CNN political commentator and columnist Sally Kohn received immediate backlash on Twitter Tuesday after she posted a controversial tweet about Islamic law.

The liberal journalist claimed that many peaceful, "progressive Muslims" believe in Shariah law, the legal code that guides members of the Islamic faith and is strictly enforced in fundamentalist Islamic countries like Saudi Arabia.

Many have condemned Shariah as anti-American as it allows for violent forms of punishment and unequal treatment of women in a court of law. Few would call it "progressive."

For example, according to a leading Shariah law manual, Reliance of the Traveller, the code also demands the killing of apostates, or those who once were Muslim but left the faith.

Given this, the responses that flooded in after Kohn's Shariah tweet were not surprising:

Afterward, however, Kohn defended her comment by posting an Atlantic article and encouraging critics to educate themselves.

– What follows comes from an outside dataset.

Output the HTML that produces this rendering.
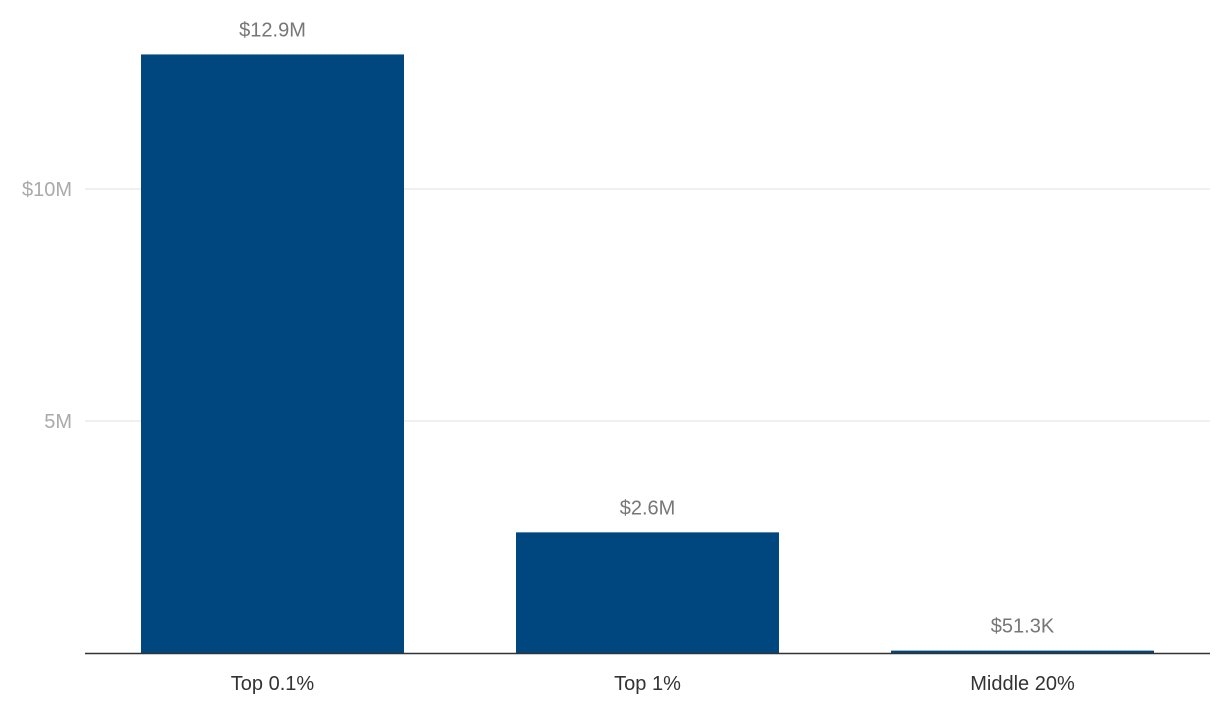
<!DOCTYPE html>
<html><head><meta charset="utf-8"><style>
body{margin:0;background:#fff;font-family:"Liberation Sans",sans-serif}
</style></head><body>
<svg id="chart" width="1220" height="716" xmlns="http://www.w3.org/2000/svg"></svg>
<script>
const categories=["Top 0.1%","Top 1%","Middle 20%"];
const values=[12.9,2.6,0.0513];
const valueLabels=["$12.9M","$2.6M","$51.3K"];
const yTicks=[5,10];
const yTickLabels=["5M","$10M"];
const svg=document.getElementById('chart');
const NS="http://www.w3.org/2000/svg";
const x0=85,x1=1210,yBase=653,pxPerM=46.4;
const band=(x1-x0)/categories.length, barW=263;
const y=v=>yBase-v*pxPerM;
const bx=i=>x0+i*band+(band-barW)/2;
function mk(t,a,txt){const e=document.createElementNS(NS,t);for(const k in a)e.setAttribute(k,a[k]);if(txt!==undefined)e.textContent=txt;svg.appendChild(e);return e;}
yTicks.forEach((t,i)=>{
  const g=mk('line',{x1:x0,x2:x1,y1:y(t),y2:y(t),stroke:'#e0e0e0','stroke-width':1});
  
  
  const l=mk('text',{x:72,y:y(t)+7,'text-anchor':'end','font-size':20,fill:'#aaaaaa'},yTickLabels[i]);
  
  
});
categories.forEach((c,i)=>{
  const top=y(values[i]);
  const r=mk('rect',{x:bx(i),y:top,width:barW,height:Math.max(yBase-top,1.5),fill:'#00467f'});
  
  
  const v=mk('text',{x:bx(i)+barW/2,y:top-18,'text-anchor':'middle','font-size':20,fill:'#777777'},valueLabels[i]);
  
  
  const cl=mk('text',{x:bx(i)+barW/2,y:690,'text-anchor':'middle','font-size':20,fill:'#333333'},c);
  
  
});
const ax=mk('line',{x1:x0,x2:x1,y1:yBase+0.5,y2:yBase+0.5,stroke:'#333','stroke-width':1.5});


</script>
</body></html>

The article, written by Jeffrey Goldberg, slams conservative politician Newt Gingrich's criticism of Shariah by explaining how Israel has adopted the legal code for certain proceedings:

Israel’s sharia courts, which are supervised by the Ministry of Justice, allow the more than 15 percent of Israel’s population that is Muslim to seek religious recourse for their personal dilemmas. These courts have been in operation since Israel’s founding, and yet the country does not seem to have been fatally undermined by their existence.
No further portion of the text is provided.